The researchers will present the new study in April at the Association for Computing Machinery CHI Conference on Human Factors in Computing Systems.
Previously, most AI researchers have tried to help doctors evaluate suggestions from decision support tools by explaining how the underlying algorithm works, or what data was used to train the AI. But an education in how AI makes its predictions wasn't sufficient, said Qian Yang, lead author and assistant professor of information science at Cornell University. Many doctors wanted to know if the tool had been validated in clinical trials, which typically does not happen with these tools.
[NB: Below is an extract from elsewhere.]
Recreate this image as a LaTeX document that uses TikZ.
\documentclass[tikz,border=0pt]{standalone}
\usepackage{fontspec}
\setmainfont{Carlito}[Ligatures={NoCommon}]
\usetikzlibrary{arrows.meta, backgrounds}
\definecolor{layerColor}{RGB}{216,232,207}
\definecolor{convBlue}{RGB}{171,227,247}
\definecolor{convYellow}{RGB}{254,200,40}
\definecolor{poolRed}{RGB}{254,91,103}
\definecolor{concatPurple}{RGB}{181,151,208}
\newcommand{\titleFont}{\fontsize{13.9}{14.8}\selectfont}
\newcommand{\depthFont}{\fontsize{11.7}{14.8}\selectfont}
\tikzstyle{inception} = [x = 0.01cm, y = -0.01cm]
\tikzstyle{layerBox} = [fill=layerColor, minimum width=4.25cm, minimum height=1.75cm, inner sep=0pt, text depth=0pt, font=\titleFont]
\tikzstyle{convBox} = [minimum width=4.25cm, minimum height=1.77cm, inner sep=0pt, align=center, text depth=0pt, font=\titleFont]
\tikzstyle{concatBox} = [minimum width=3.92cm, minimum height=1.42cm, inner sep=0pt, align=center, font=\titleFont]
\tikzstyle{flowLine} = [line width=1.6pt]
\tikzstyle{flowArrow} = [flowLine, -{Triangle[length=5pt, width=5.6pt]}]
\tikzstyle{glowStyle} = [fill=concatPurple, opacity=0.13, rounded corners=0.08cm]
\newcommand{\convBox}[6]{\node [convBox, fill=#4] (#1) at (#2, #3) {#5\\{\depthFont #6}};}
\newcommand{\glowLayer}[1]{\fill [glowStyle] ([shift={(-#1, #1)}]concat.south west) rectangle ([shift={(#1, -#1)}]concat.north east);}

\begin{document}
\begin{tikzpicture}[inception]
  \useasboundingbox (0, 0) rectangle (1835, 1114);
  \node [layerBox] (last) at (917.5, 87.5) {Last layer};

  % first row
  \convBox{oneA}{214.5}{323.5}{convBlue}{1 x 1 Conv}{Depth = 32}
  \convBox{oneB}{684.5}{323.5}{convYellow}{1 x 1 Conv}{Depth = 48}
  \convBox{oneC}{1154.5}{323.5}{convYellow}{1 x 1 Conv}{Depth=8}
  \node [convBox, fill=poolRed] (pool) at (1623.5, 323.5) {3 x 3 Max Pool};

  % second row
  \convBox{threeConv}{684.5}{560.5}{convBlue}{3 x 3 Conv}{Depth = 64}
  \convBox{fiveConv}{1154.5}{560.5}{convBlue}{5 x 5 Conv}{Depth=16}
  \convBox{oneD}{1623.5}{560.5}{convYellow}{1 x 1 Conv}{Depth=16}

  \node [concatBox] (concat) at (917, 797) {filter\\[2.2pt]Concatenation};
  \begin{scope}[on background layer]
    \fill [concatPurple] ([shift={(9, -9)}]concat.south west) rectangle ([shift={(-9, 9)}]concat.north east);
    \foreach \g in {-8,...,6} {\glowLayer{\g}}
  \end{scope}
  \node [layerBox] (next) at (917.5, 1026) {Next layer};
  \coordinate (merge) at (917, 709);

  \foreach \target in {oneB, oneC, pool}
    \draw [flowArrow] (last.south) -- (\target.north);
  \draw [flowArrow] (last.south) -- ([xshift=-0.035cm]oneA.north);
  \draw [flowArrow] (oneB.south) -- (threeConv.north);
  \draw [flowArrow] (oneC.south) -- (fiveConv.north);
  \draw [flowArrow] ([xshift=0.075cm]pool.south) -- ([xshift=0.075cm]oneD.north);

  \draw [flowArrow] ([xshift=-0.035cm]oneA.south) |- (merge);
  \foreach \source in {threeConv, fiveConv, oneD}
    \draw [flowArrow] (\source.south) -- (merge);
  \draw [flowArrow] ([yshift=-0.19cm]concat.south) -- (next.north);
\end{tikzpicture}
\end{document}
"A doctor's primary job is not to learn how AI works," Yang said. "If we can build systems that help validate AI suggestions based on clinical trial results and journal articles, which are trustworthy information for doctors, then we can help them understand whether the AI is likely to be right or wrong for each specific case."
To develop this system, the researchers first interviewed nine doctors across a range of specialties, and three clinical librarians. They discovered that when doctors disagree on the right course of action, they track down results from relevant biomedical research and case studies, taking into account the quality of each study and how closely it applies to the case at hand.
Yang and her colleagues built a prototype of their clinical decision tool that mimics this process by presenting biomedical evidence alongside the AI's recommendation. They used GPT-3 to find and summarize relevant research.
The interface for the decision support tool lists patient information, medical history and lab test results on one side, with the AI's personalized diagnosis or treatment suggestion on the other, followed by relevant biomedical studies. Researchers also added a short summary for each study, so doctors can quickly absorb the most important information.
In interviews, doctors said they appreciated the clinical evidence, finding it intuitive and easy to understand, and preferred it to an explanation of the AI's inner workings.
"It's a highly generalizable method," Yang said. This type of approach could work for all medical specialties and other applications where scientific evidence is needed, such as Q&A platforms to answer patient questions or even automated fact checking of health-related news stories. "I would hope to see it embedded in different kinds of AI systems that are being developed, so we can make them useful for clinical practice."